--- What you are asked to do ---
Each entry below should be returned exactly as is, with the pictures removed.

Source code of charts
* * *
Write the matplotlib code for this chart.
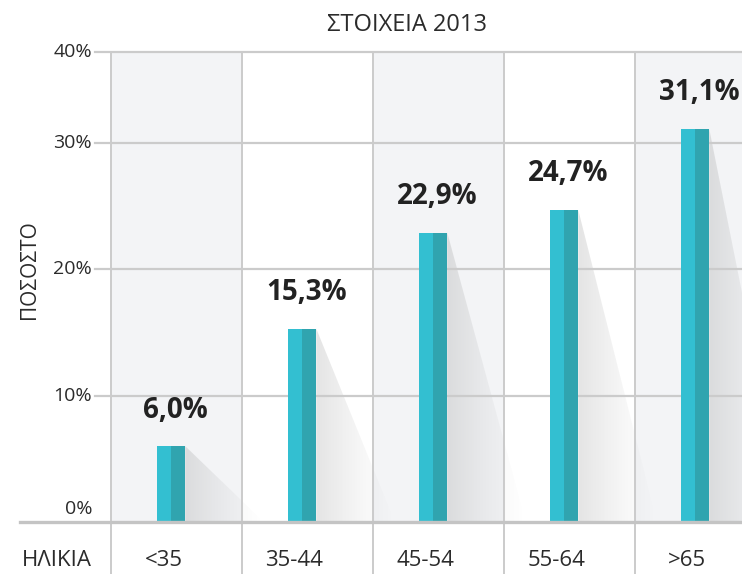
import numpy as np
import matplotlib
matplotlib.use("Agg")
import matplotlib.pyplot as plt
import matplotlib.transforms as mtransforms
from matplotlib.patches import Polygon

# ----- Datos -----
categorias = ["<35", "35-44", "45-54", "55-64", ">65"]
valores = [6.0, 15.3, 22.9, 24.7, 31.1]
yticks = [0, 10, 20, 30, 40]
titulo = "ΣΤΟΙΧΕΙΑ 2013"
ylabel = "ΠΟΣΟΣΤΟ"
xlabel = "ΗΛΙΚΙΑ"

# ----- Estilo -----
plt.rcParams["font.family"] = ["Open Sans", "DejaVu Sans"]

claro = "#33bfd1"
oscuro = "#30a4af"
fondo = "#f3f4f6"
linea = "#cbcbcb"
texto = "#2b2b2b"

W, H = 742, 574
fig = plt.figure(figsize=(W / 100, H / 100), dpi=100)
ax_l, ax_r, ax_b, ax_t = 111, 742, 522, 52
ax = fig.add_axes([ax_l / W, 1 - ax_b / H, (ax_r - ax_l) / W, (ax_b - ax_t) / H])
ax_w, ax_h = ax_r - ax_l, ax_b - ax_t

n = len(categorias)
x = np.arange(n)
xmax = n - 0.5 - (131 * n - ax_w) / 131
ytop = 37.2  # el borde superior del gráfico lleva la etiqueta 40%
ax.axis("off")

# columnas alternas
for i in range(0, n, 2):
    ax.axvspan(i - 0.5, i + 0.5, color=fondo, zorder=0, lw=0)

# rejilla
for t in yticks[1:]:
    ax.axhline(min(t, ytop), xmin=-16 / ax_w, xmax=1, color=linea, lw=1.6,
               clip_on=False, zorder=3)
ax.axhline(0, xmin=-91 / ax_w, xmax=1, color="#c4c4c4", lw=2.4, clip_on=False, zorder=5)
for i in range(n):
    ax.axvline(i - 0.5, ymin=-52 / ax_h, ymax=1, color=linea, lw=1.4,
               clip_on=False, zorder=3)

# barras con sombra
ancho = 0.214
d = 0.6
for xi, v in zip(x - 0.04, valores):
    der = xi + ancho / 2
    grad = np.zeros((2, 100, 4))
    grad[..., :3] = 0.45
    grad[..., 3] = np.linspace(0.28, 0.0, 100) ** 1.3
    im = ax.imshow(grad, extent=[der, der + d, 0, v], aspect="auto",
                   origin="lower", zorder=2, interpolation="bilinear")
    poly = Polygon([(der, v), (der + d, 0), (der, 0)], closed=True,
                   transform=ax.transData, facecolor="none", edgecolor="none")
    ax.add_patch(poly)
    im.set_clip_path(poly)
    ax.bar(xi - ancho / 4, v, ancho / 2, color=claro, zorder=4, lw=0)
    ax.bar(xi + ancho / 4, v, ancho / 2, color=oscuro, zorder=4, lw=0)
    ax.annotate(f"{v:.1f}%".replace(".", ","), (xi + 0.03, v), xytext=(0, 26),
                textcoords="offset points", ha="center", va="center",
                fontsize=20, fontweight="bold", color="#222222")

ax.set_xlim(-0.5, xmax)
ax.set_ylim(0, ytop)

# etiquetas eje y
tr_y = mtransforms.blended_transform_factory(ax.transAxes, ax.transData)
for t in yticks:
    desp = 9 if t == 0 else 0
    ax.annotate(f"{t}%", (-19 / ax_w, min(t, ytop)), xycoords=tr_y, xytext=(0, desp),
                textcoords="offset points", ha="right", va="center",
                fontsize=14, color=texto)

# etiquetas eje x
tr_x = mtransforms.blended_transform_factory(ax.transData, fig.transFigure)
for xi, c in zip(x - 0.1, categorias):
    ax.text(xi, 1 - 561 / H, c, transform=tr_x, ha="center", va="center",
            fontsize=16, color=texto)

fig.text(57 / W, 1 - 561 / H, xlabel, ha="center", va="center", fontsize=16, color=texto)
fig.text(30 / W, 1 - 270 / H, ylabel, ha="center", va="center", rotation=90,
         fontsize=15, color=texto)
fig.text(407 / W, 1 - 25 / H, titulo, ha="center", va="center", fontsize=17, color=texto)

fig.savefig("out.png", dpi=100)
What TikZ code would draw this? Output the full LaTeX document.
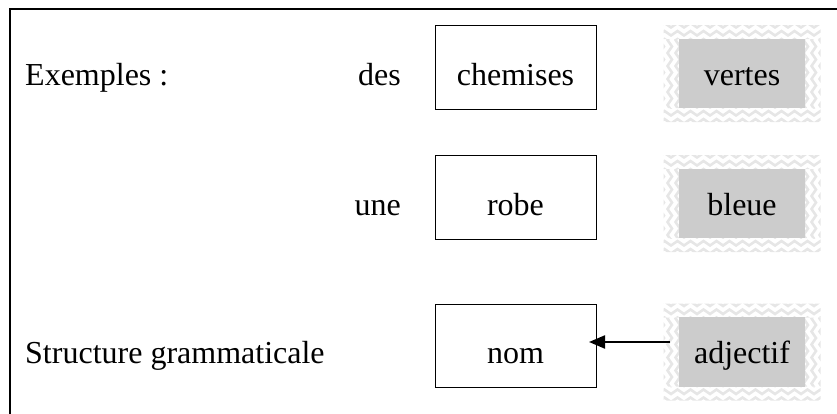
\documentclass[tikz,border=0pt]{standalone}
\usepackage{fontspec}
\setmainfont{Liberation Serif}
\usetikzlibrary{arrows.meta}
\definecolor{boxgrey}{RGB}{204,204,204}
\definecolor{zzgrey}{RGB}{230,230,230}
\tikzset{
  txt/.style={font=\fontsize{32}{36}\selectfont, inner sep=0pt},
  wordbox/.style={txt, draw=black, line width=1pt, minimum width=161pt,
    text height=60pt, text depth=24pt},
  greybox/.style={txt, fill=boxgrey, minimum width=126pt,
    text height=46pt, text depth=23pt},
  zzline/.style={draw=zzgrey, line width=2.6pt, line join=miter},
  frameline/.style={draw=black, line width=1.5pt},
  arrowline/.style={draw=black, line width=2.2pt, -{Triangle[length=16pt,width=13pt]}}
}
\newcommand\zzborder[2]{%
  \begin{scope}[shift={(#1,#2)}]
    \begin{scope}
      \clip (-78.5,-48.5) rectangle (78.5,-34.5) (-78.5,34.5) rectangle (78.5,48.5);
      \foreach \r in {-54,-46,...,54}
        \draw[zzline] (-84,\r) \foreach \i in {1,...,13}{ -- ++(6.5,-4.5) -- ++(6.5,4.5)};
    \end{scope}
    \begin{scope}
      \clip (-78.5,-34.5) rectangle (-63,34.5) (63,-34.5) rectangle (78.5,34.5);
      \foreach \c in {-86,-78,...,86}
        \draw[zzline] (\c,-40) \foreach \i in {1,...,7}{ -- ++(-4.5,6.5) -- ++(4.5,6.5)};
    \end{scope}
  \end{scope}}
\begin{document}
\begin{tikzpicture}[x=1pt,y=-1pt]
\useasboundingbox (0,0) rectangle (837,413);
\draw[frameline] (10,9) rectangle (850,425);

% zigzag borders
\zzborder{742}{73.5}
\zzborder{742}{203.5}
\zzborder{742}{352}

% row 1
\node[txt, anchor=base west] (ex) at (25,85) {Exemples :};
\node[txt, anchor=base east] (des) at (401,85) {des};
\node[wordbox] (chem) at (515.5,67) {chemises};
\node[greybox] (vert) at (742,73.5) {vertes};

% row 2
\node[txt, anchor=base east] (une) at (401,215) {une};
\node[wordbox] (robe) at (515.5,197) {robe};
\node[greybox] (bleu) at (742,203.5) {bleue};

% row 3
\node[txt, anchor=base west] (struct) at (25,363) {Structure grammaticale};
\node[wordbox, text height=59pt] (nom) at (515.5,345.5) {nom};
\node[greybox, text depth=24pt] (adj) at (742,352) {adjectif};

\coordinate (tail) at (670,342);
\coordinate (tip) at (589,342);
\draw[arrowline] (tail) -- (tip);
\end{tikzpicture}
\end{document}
* * *
--- Solution to this task ---
Write the matplotlib code for this chart.
import numpy as np
import matplotlib
matplotlib.use("Agg")
import matplotlib.pyplot as plt
import matplotlib.transforms as mtransforms
from matplotlib.patches import Polygon

# ----- Datos -----
categorias = ["<35", "35-44", "45-54", "55-64", ">65"]
valores = [6.0, 15.3, 22.9, 24.7, 31.1]
yticks = [0, 10, 20, 30, 40]
titulo = "ΣΤΟΙΧΕΙΑ 2013"
ylabel = "ΠΟΣΟΣΤΟ"
xlabel = "ΗΛΙΚΙΑ"

# ----- Estilo -----
plt.rcParams["font.family"] = ["Open Sans", "DejaVu Sans"]

claro = "#33bfd1"
oscuro = "#30a4af"
fondo = "#f3f4f6"
linea = "#cbcbcb"
texto = "#2b2b2b"

W, H = 742, 574
fig = plt.figure(figsize=(W / 100, H / 100), dpi=100)
ax_l, ax_r, ax_b, ax_t = 111, 742, 522, 52
ax = fig.add_axes([ax_l / W, 1 - ax_b / H, (ax_r - ax_l) / W, (ax_b - ax_t) / H])
ax_w, ax_h = ax_r - ax_l, ax_b - ax_t

n = len(categorias)
x = np.arange(n)
xmax = n - 0.5 - (131 * n - ax_w) / 131
ytop = 37.2  # el borde superior del gráfico lleva la etiqueta 40%
ax.axis("off")

# columnas alternas
for i in range(0, n, 2):
    ax.axvspan(i - 0.5, i + 0.5, color=fondo, zorder=0, lw=0)

# rejilla
for t in yticks[1:]:
    ax.axhline(min(t, ytop), xmin=-16 / ax_w, xmax=1, color=linea, lw=1.6,
               clip_on=False, zorder=3)
ax.axhline(0, xmin=-91 / ax_w, xmax=1, color="#c4c4c4", lw=2.4, clip_on=False, zorder=5)
for i in range(n):
    ax.axvline(i - 0.5, ymin=-52 / ax_h, ymax=1, color=linea, lw=1.4,
               clip_on=False, zorder=3)

# barras con sombra
ancho = 0.214
d = 0.6
for xi, v in zip(x - 0.04, valores):
    der = xi + ancho / 2
    grad = np.zeros((2, 100, 4))
    grad[..., :3] = 0.45
    grad[..., 3] = np.linspace(0.28, 0.0, 100) ** 1.3
    im = ax.imshow(grad, extent=[der, der + d, 0, v], aspect="auto",
                   origin="lower", zorder=2, interpolation="bilinear")
    poly = Polygon([(der, v), (der + d, 0), (der, 0)], closed=True,
                   transform=ax.transData, facecolor="none", edgecolor="none")
    ax.add_patch(poly)
    im.set_clip_path(poly)
    ax.bar(xi - ancho / 4, v, ancho / 2, color=claro, zorder=4, lw=0)
    ax.bar(xi + ancho / 4, v, ancho / 2, color=oscuro, zorder=4, lw=0)
    ax.annotate(f"{v:.1f}%".replace(".", ","), (xi + 0.03, v), xytext=(0, 26),
                textcoords="offset points", ha="center", va="center",
                fontsize=20, fontweight="bold", color="#222222")

ax.set_xlim(-0.5, xmax)
ax.set_ylim(0, ytop)

# etiquetas eje y
tr_y = mtransforms.blended_transform_factory(ax.transAxes, ax.transData)
for t in yticks:
    desp = 9 if t == 0 else 0
    ax.annotate(f"{t}%", (-19 / ax_w, min(t, ytop)), xycoords=tr_y, xytext=(0, desp),
                textcoords="offset points", ha="right", va="center",
                fontsize=14, color=texto)

# etiquetas eje x
tr_x = mtransforms.blended_transform_factory(ax.transData, fig.transFigure)
for xi, c in zip(x - 0.1, categorias):
    ax.text(xi, 1 - 561 / H, c, transform=tr_x, ha="center", va="center",
            fontsize=16, color=texto)

fig.text(57 / W, 1 - 561 / H, xlabel, ha="center", va="center", fontsize=16, color=texto)
fig.text(30 / W, 1 - 270 / H, ylabel, ha="center", va="center", rotation=90,
         fontsize=15, color=texto)
fig.text(407 / W, 1 - 25 / H, titulo, ha="center", va="center", fontsize=17, color=texto)

fig.savefig("out.png", dpi=100)
What TikZ code would draw this? Output the full LaTeX document.
\documentclass[tikz,border=0pt]{standalone}
\usepackage{fontspec}
\setmainfont{Liberation Serif}
\usetikzlibrary{arrows.meta}
\definecolor{boxgrey}{RGB}{204,204,204}
\definecolor{zzgrey}{RGB}{230,230,230}
\tikzset{
  txt/.style={font=\fontsize{32}{36}\selectfont, inner sep=0pt},
  wordbox/.style={txt, draw=black, line width=1pt, minimum width=161pt,
    text height=60pt, text depth=24pt},
  greybox/.style={txt, fill=boxgrey, minimum width=126pt,
    text height=46pt, text depth=23pt},
  zzline/.style={draw=zzgrey, line width=2.6pt, line join=miter},
  frameline/.style={draw=black, line width=1.5pt},
  arrowline/.style={draw=black, line width=2.2pt, -{Triangle[length=16pt,width=13pt]}}
}
\newcommand\zzborder[2]{%
  \begin{scope}[shift={(#1,#2)}]
    \begin{scope}
      \clip (-78.5,-48.5) rectangle (78.5,-34.5) (-78.5,34.5) rectangle (78.5,48.5);
      \foreach \r in {-54,-46,...,54}
        \draw[zzline] (-84,\r) \foreach \i in {1,...,13}{ -- ++(6.5,-4.5) -- ++(6.5,4.5)};
    \end{scope}
    \begin{scope}
      \clip (-78.5,-34.5) rectangle (-63,34.5) (63,-34.5) rectangle (78.5,34.5);
      \foreach \c in {-86,-78,...,86}
        \draw[zzline] (\c,-40) \foreach \i in {1,...,7}{ -- ++(-4.5,6.5) -- ++(4.5,6.5)};
    \end{scope}
  \end{scope}}
\begin{document}
\begin{tikzpicture}[x=1pt,y=-1pt]
\useasboundingbox (0,0) rectangle (837,413);
\draw[frameline] (10,9) rectangle (850,425);

% zigzag borders
\zzborder{742}{73.5}
\zzborder{742}{203.5}
\zzborder{742}{352}

% row 1
\node[txt, anchor=base west] (ex) at (25,85) {Exemples :};
\node[txt, anchor=base east] (des) at (401,85) {des};
\node[wordbox] (chem) at (515.5,67) {chemises};
\node[greybox] (vert) at (742,73.5) {vertes};

% row 2
\node[txt, anchor=base east] (une) at (401,215) {une};
\node[wordbox] (robe) at (515.5,197) {robe};
\node[greybox] (bleu) at (742,203.5) {bleue};

% row 3
\node[txt, anchor=base west] (struct) at (25,363) {Structure grammaticale};
\node[wordbox, text height=59pt] (nom) at (515.5,345.5) {nom};
\node[greybox, text depth=24pt] (adj) at (742,352) {adjectif};

\coordinate (tail) at (670,342);
\coordinate (tip) at (589,342);
\draw[arrowline] (tail) -- (tip);
\end{tikzpicture}
\end{document}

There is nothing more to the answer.